Providing students with feedback on their performance is a critical part of enhancing student learning in chemistry and is often integrated into homework assignments, quizzes, and exams. However, not all feedback is created equal, and the type of feedback the student receives can dramatically alter the utility of the feedback to reinforce correct processes and assist in correcting incorrect processes. This work seeks to establish a ranking of how eleven different types of testing feedback affected student retention or growth in performance on multiple-choice general chemistry questions. These feedback methods ranged from simple noncorrective feedback to more complex and engaging elaborative feedback.
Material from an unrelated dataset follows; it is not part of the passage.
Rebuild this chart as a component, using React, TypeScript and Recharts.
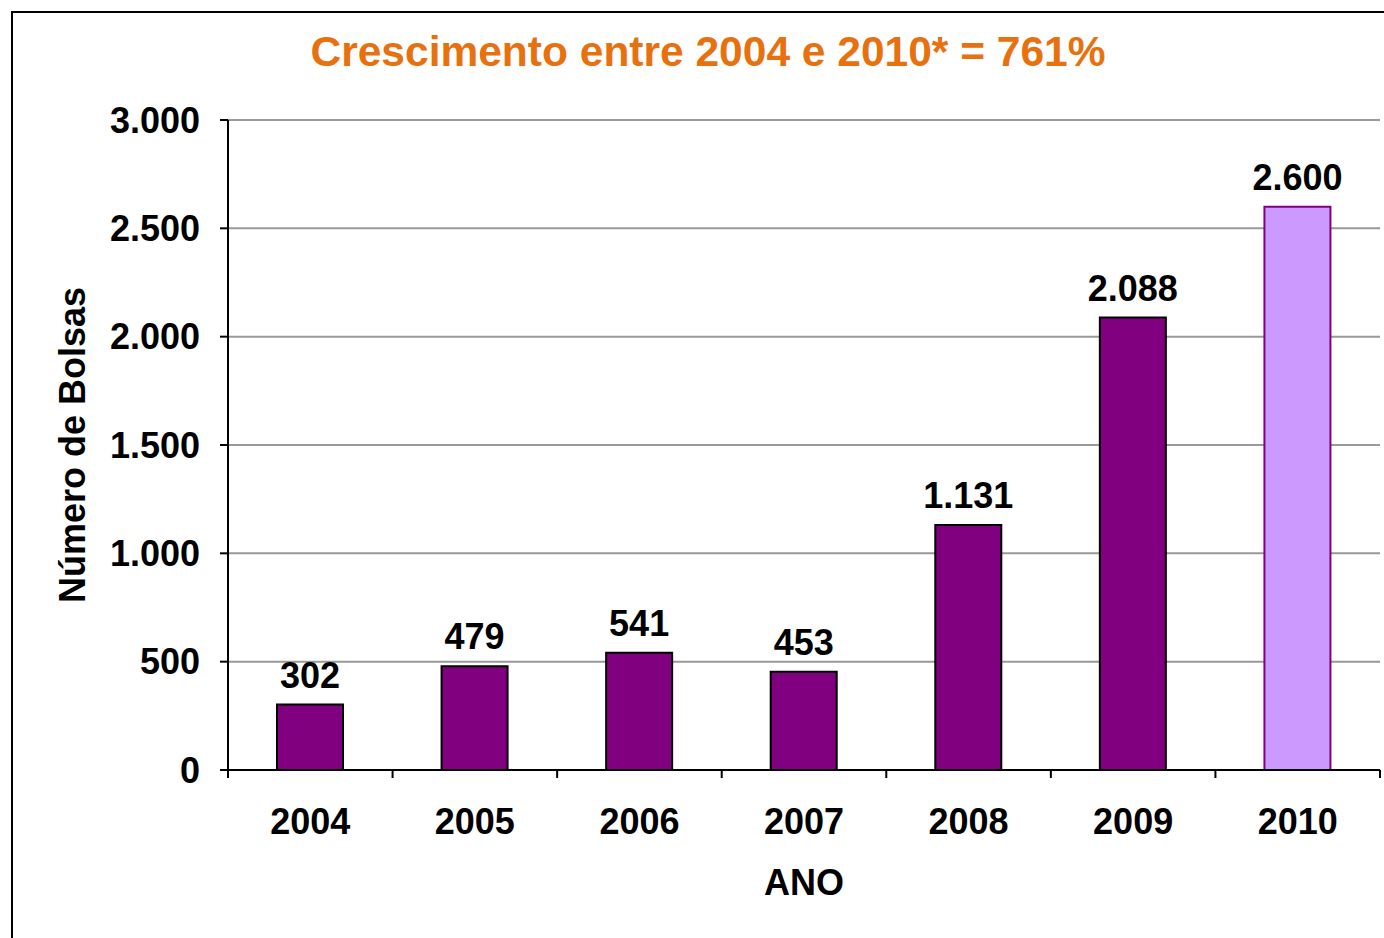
import React from 'react';
import { BarChart, Bar, XAxis, YAxis, CartesianGrid, LabelList, Cell } from 'recharts';

const years = ['2004', '2005', '2006', '2007', '2008', '2009', '2010'];
const bolsas = [302, 479, 541, 453, 1131, 2088, 2600];
const yTicks = [0, 500, 1000, 1500, 2000, 2500, 3000];
const projectedYear = '2010';

const title = 'Crescimento entre 2004 e 2010* = 761%';
const yLabel = 'Número de Bolsas';
const xLabel = 'ANO';

const data = years.map((y, i) => ({ year: y, value: bolsas[i] }));

const FONT = '"Liberation Sans", Arial, Helvetica, sans-serif';
const X_TICK_MARGIN = 38;
const TICK_LEN = 8;

const fmt = (v: number | string) => String(v).replace(/\B(?=(\d{3})+(?!\d))/g, '.');

const YLabel = (props: any) => {
  const vb = props.viewBox || {};
  const cx = (vb.x || 0) + 72;
  const cy = (vb.y || 0) + (vb.height || 0) / 2;
  return (
    <text
      x={cx}
      y={cy}
      transform={`rotate(-90, ${cx}, ${cy})`}
      textAnchor="middle"
      dominantBaseline="central"
      fontFamily={FONT}
      fontWeight="bold"
      fontSize={36}
      fill="#000"
    >
      {yLabel}
    </text>
  );
};

const XTick = (props: any) => {
  const { x, y, payload, width, visibleTicksCount, index } = props;
  const band = width / visibleTicksCount;
  const axisY = y - X_TICK_MARGIN;
  const left = x - band / 2;
  const right = x + band / 2;
  return (
    <g>
      <line x1={left} x2={left} y1={axisY} y2={axisY + TICK_LEN} stroke="#000" strokeWidth={2} />
      {index === visibleTicksCount - 1 && (
        <line x1={right} x2={right} y1={axisY} y2={axisY + TICK_LEN} stroke="#000" strokeWidth={2} />
      )}
      <text
        x={x}
        y={y}
        dy="0.71em"
        textAnchor="middle"
        fill="#000"
        fontSize={36}
        fontWeight="bold"
        fontFamily={FONT}
      >
        {payload.value}
      </text>
    </g>
  );
};

export default function App() {
  return (
    <div style={{ position: 'absolute', left: 0, top: 0, width: 1384, height: 938, overflow: 'hidden', background: '#fff' }}>
      <div
        style={{
          position: 'absolute',
          left: 11,
          top: 11,
          width: 1420,
          height: 1000,
          border: '2.5px solid #000',
          boxSizing: 'border-box',
        }}
      />
      <div
        style={{
          position: 'absolute',
          left: 0,
          width: 1416,
          top: 26,
          textAlign: 'center',
          fontFamily: FONT,
          fontWeight: 'bold',
          fontSize: 42.5,
          lineHeight: '52px',
          color: '#E8710F',
        }}
      >
        {title}
      </div>
      <div style={{ position: 'absolute', left: 0, top: 0 }}>
        <BarChart
          width={1384}
          height={938}
          data={data}
          margin={{ top: 120, right: 4, bottom: 0, left: 0 }}
          barSize={66}
        >
          <CartesianGrid horizontal vertical={false} stroke="#999" strokeWidth={2} />
          <YAxis
            width={228}
            domain={[0, 3000]}
            ticks={yTicks}
            interval={0}
            tickFormatter={fmt}
            axisLine={{ stroke: '#000', strokeWidth: 2 }}
            tickLine={{ stroke: '#000', strokeWidth: 2 }}
            tickSize={TICK_LEN}
            tickMargin={20}
            tick={{ fill: '#000', fontSize: 36, fontWeight: 'bold', fontFamily: FONT }}
            label={<YLabel />}
          />
          <XAxis
            dataKey="year"
            height={168}
            interval={0}
            axisLine={{ stroke: '#000', strokeWidth: 2 }}
            tickLine={false}
            tickSize={0}
            tickMargin={X_TICK_MARGIN}
            tick={<XTick />}
            label={{
              value: xLabel,
              position: 'insideBottom',
              offset: 43,
              fill: '#000',
              fontSize: 36,
              fontWeight: 'bold',
              fontFamily: FONT,
            }}
          />
          <Bar dataKey="value" isAnimationActive={false}>
            {data.map((d) => (
              <Cell
                key={d.year}
                fill={d.year === projectedYear ? '#CC99FF' : '#800080'}
                stroke={d.year === projectedYear ? '#800080' : '#000'}
                strokeWidth={2}
              />
            ))}
            <LabelList
              dataKey="value"
              position="top"
              offset={17}
              formatter={fmt}
              fill="#000"
              fontSize={36}
              fontWeight="bold"
              fontFamily={FONT}
            />
          </Bar>
        </BarChart>
      </div>
    </div>
  );
}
A test-retest model was used with a one-week gap between the initial test and following test in general chemistry I. Data collection took place at multiple institutions over multiple years. Data analysis used four distinct grading schemes to estimate student performance. These grading schemes included dichotomous scoring, two polytomous scoring techniques, and the use of item response theory to estimate students’ true score. Data were modeled using hierarchical linear modeling which was set up to control for any differences in initial abilities and to determine the growth in performance associated with each treatment. Results indicated that when delayed elaborative feedback was paired with students being asked to recall/rework the problem, the largest student growth was observed. To dive deeper into student growth, both the differences in specific content-area improvement and the ability levels of students who improved the most were analyzed.